• _TASK TO CARRY OUT_
Write out every line of the material as it stands, apart from the pictures.

• _SOURCE MATERIAL_
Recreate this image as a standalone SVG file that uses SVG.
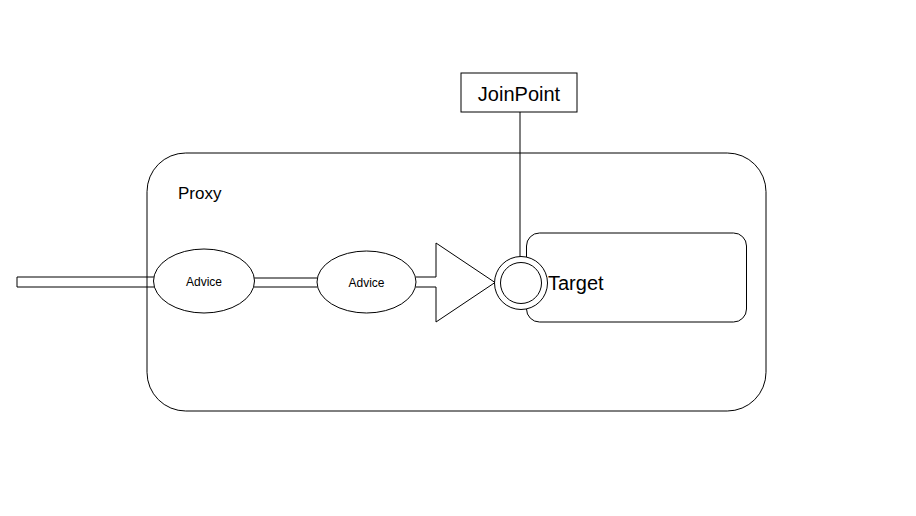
<svg xmlns="http://www.w3.org/2000/svg" width="916" height="516" viewBox="0 0 916 516">
  <style>
    .shape { fill: #ffffff; stroke: #000000; stroke-width: 1; }
    .line { fill: none; stroke: #000000; stroke-width: 1; }
    .txt { font-family: "Liberation Sans", Arial, Helvetica, sans-serif; fill: #000000; }
  </style>
  <rect width="916" height="516" fill="#ffffff"/>
  <g id="proxy">
    <rect class="shape" x="147" y="153" width="619" height="258" rx="38.7" ry="38.7"/>
    <text class="txt" x="178" y="199" font-size="17">Proxy</text>
  </g>
  <g id="target">
    <rect class="shape" x="526.5" y="233" width="220" height="89" rx="13" ry="13"/>
    <text class="txt" x="548" y="290" font-size="20">Target</text>
  </g>
  <g id="joinpoint">
    <rect class="shape" x="461" y="73" width="116" height="39"/>
    <text class="txt" x="519" y="101" font-size="20" text-anchor="middle">JoinPoint</text>
  </g>
  <g id="connectors">
    <path class="line" d="M155,277 H17 V287 H155"/>
    <path class="line" d="M254,278 H317 M254,287 H317"/>
    <path class="shape" d="M416,277 H436 V243 L495,282.5 L436,322 V287 H416"/>
    <path class="line" d="M520,112 V262.5"/>
  </g>
  <g id="advice1">
    <ellipse class="shape" cx="204" cy="281" rx="50.5" ry="32"/>
    <text class="txt" x="204" y="286" font-size="12" text-anchor="middle">Advice</text>
  </g>
  <g id="advice2">
    <ellipse class="shape" cx="366.5" cy="282" rx="49.5" ry="31"/>
    <text class="txt" x="366.5" y="287" font-size="12" text-anchor="middle">Advice</text>
  </g>
  <g id="joinpoint-circle">
    <circle class="shape" cx="521" cy="283" r="26.5"/>
    <circle class="shape" cx="521" cy="283" r="20.5"/>
  </g>
</svg>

• _RESPONSE TO THIS EXERCISE_
Recreate this image as a standalone SVG file that uses SVG.
<svg xmlns="http://www.w3.org/2000/svg" width="916" height="516" viewBox="0 0 916 516">
  <style>
    .shape { fill: #ffffff; stroke: #000000; stroke-width: 1; }
    .line { fill: none; stroke: #000000; stroke-width: 1; }
    .txt { font-family: "Liberation Sans", Arial, Helvetica, sans-serif; fill: #000000; }
  </style>
  <rect width="916" height="516" fill="#ffffff"/>
  <g id="proxy">
    <rect class="shape" x="147" y="153" width="619" height="258" rx="38.7" ry="38.7"/>
    <text class="txt" x="178" y="199" font-size="17">Proxy</text>
  </g>
  <g id="target">
    <rect class="shape" x="526.5" y="233" width="220" height="89" rx="13" ry="13"/>
    <text class="txt" x="548" y="290" font-size="20">Target</text>
  </g>
  <g id="joinpoint">
    <rect class="shape" x="461" y="73" width="116" height="39"/>
    <text class="txt" x="519" y="101" font-size="20" text-anchor="middle">JoinPoint</text>
  </g>
  <g id="connectors">
    <path class="line" d="M155,277 H17 V287 H155"/>
    <path class="line" d="M254,278 H317 M254,287 H317"/>
    <path class="shape" d="M416,277 H436 V243 L495,282.5 L436,322 V287 H416"/>
    <path class="line" d="M520,112 V262.5"/>
  </g>
  <g id="advice1">
    <ellipse class="shape" cx="204" cy="281" rx="50.5" ry="32"/>
    <text class="txt" x="204" y="286" font-size="12" text-anchor="middle">Advice</text>
  </g>
  <g id="advice2">
    <ellipse class="shape" cx="366.5" cy="282" rx="49.5" ry="31"/>
    <text class="txt" x="366.5" y="287" font-size="12" text-anchor="middle">Advice</text>
  </g>
  <g id="joinpoint-circle">
    <circle class="shape" cx="521" cy="283" r="26.5"/>
    <circle class="shape" cx="521" cy="283" r="20.5"/>
  </g>
</svg>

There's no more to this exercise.